DPAC pays tribute to co-founder Jolly at Parliament protest

HUNDREDS of protesters gathered outside Parliament last night as the government continued its ruthless attack on disabled people.

In March, the Tories ignored widespread opposition and forced through a £29 per week cut to employment and support allowance, affecting almost half a million disabled people from April 1 next year.

Labour mounted a challenge in the Commons yesterday, demanding that the cut be reversed.

The protest rally was led by Disabled People Against Cuts (DPAC), a direct action group launched in 2010.

DPAC pressure led to a United Nations investigation into the government’s attacks on disabled people, which found “reliable evidence of grave and systematic violations of disabled people’s rights by the UK government due to welfare reform.”

The government rejected the findings.

Speaking at the rally, DPAC co-founder Linda Burnip said: “From its small beginnings, DPAC has grown into an unstoppable force fighting for equality, human rights and justice for disabled people in the UK and elsewhere.

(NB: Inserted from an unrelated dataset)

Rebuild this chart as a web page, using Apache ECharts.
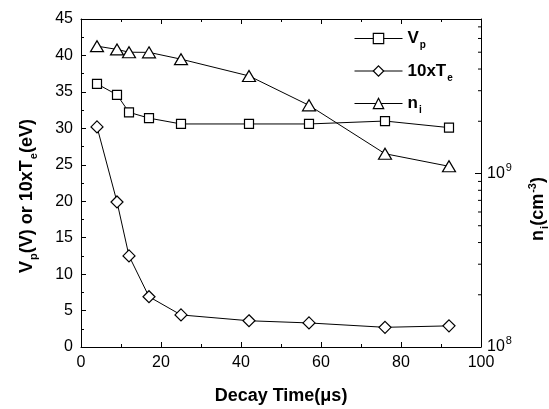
<!DOCTYPE html>
<html><head><meta charset="utf-8">
<script src="https://cdn.jsdelivr.net/npm/echarts@6/dist/echarts.min.js"></script>
<style>html,body{margin:0;padding:0;background:#fff}#c{width:549px;height:409px}</style>
</head><body><div id="c"></div>
<script>
const decayTime = [4, 9, 12, 17, 25, 42, 57, 76, 92];
const vp = [36.1, 34.6, 32.2, 31.4, 30.6, 30.6, 30.6, 31.0, 30.1];
const te10 = [30.2, 19.9, 12.5, 6.9, 4.4, 3.6, 3.3, 2.7, 2.9];
const ni = [5.42e9, 5.19e9, 5.0e9, 4.99e9, 4.56e9, 3.65e9, 2.47e9, 1.30e9, 1.10e9];
const niMinorTicks = [2e8, 3e8, 4e8, 5e8, 6e8, 7e8, 8e8, 9e8, 2e9, 3e9, 4e9, 5e9, 6e9, 7e9];
const seriesNames = ['Vp', '10xTe', 'ni'];
const legendLabels = {'Vp': 'V{sub|p}', '10xTe': '10xT{sub|e}', 'ni': 'n{sub|i}'};

const FONT = "'Liberation Sans', Arial, sans-serif";
const black = '#000';
const pair = (xs, ys) => xs.map((x, i) => [x, ys[i]]);

const chart = echarts.init(document.getElementById('c'), null, {renderer: 'canvas'});
const tickCommon = {show: true, inside: true, length: 5, lineStyle: {color: black, width: 1}};
const minorCommon = {show: true, splitNumber: 2, length: 3, lineStyle: {color: black, width: 1}};
const lineCommon = {show: true, onZero: false, lineStyle: {color: black, width: 1}};
const symStyle = {color: '#fff', borderColor: black, borderWidth: 1.2};

chart.setOption({
  animation: false,
  backgroundColor: '#fff',
  textStyle: {fontFamily: FONT, color: black},
  grid: {left: 81, right: 68, top: 19, bottom: 62, containLabel: false, outerBoundsMode: 'none'},
  legend: {
    data: seriesNames,
    orient: 'vertical',
    left: 349, top: 25,
    itemWidth: 48, itemHeight: 13, itemGap: 12,
    formatter: n => legendLabels[n],
    lineStyle: {width: 1, color: black},
    itemStyle: {color: '#fff', borderColor: black, borderWidth: 1.2},
    textStyle: {
      fontFamily: FONT, fontSize: 17, fontWeight: 'bold', color: black,
      rich: {sub: {fontFamily: FONT, fontSize: 10, fontWeight: 'bold', color: black, padding: [14, 0, 0, 1]}}
    }
  },
  xAxis: [{
    type: 'value', min: 0, max: 100, interval: 20, position: 'bottom',
    axisLine: lineCommon, axisTick: tickCommon, minorTick: minorCommon, splitLine: {show: false},
    axisLabel: {fontFamily: FONT, fontSize: 16, color: black, margin: 8},
    name: 'Decay Time(μs)', nameLocation: 'middle', nameGap: 40,
    nameTextStyle: {fontFamily: FONT, fontSize: 18, fontWeight: 'bold', color: black}
  }, {
    type: 'value', min: 0, max: 100, interval: 20, position: 'top',
    axisLine: lineCommon, axisTick: tickCommon, minorTick: minorCommon, splitLine: {show: false},
    axisLabel: {show: false}
  }],
  yAxis: [{
    type: 'value', min: 0, max: 45, interval: 5, position: 'left',
    axisLine: lineCommon, axisTick: tickCommon, minorTick: minorCommon, splitLine: {show: false},
    axisLabel: {fontFamily: FONT, fontSize: 16, color: black, margin: 8},
    name: 'V{sub|p}(V) or 10xT{sub|e}(eV)', nameLocation: 'middle', nameGap: 42,
    nameTextStyle: {fontFamily: FONT, fontSize: 18, fontWeight: 'bold', color: black, padding: [0, 26, 0, 0],
      rich: {sub: {fontFamily: FONT, fontSize: 11, fontWeight: 'bold', color: black, padding: [12, 0, 0, 1]}}}
  }, {
    type: 'log', logBase: 10, min: 1e8, max: 7.77e9, position: 'right',
    axisLine: lineCommon, axisTick: Object.assign({}, tickCommon, {length: 6}), splitLine: {show: false},
    axisLabel: {fontFamily: FONT, fontSize: 16, color: black, margin: 6, showMaxLabel: false,
      formatter: v => {
        const e = Math.log10(v), r = Math.round(e);
        return Math.abs(e - r) < 1e-6 ? '10{sup|' + r + '}' : '';
      },
      rich: {sup: {fontFamily: FONT, fontSize: 11, color: black, padding: [0, 0, 12, 1]}}
    },
    name: 'n{sub|i}(cm{sup|-3})', nameLocation: 'middle', nameGap: 46, nameRotate: 90,
    nameTextStyle: {fontFamily: FONT, fontSize: 18, fontWeight: 'bold', color: black, padding: [0, 52, 0, 0],
      rich: {
        sub: {fontFamily: FONT, fontSize: 11, fontWeight: 'bold', color: black, padding: [12, 0, 0, 1]},
        sup: {fontFamily: FONT, fontSize: 11, fontWeight: 'bold', color: black, padding: [0, 0, 12, 1]}
      }}
  }],
  series: [{
    name: 'Vp', type: 'line', xAxisIndex: 0, yAxisIndex: 0, data: pair(decayTime, vp),
    symbol: 'rect', symbolSize: 9, showAllSymbol: true,
    lineStyle: {color: black, width: 1}, itemStyle: symStyle, color: black
  }, {
    name: '10xTe', type: 'line', xAxisIndex: 0, yAxisIndex: 0, data: pair(decayTime, te10),
    symbol: 'diamond', symbolSize: [12, 12], showAllSymbol: true,
    lineStyle: {color: black, width: 1}, itemStyle: symStyle, color: black
  }, {
    name: 'ni', type: 'line', xAxisIndex: 0, yAxisIndex: 1, data: pair(decayTime, ni),
    symbol: 'triangle', symbolSize: [13, 11], showAllSymbol: true,
    lineStyle: {color: black, width: 1}, itemStyle: symStyle, color: black
  }, {
    name: 'niMinor', type: 'custom', xAxisIndex: 0, yAxisIndex: 1, silent: true,
    data: niMinorTicks.map(v => [100, v]),
    renderItem: (params, api) => {
      const p = api.coord([api.value(0), api.value(1)]);
      return {type: 'line', shape: {x1: p[0] - 3, y1: p[1], x2: p[0], y2: p[1]},
        style: {stroke: black, lineWidth: 1}};
    }
  }]
});
</script></body></html>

“Yet, sadly, while now the horrendous attacks against disabled people are much more widely recognised, too many of us have been driven to death or left to fester at home without the levels of care and support we need to take part in society.”

She paid tribute to DPAC co-founder Debbie Jolly, who died last week.

“I know Debbie’s thoughts now would be, in the immortal words of Joe Hill: ‘Don’t mourn: organise,’ so let’s all get started. It’s time to honour Debbie’s memory by fighting back even harder then we already have.

In a message to the rally, film director Ken Loach accused the government of “conscious cruelty.”

He said: “The cuts to social care have devastated people’s daily lives. Another £29 is to be cut from employment and support allowance. How are people expected to live? MPs will charge that amount of money on their expenses for a breakfast.”

The daughter of a disabled woman suffering from cancer told how her mother’s benefits had been stopped when she was too ill to get out of bed to attend an assessment.

When her mother died, she left a note saying: “I am a burden.”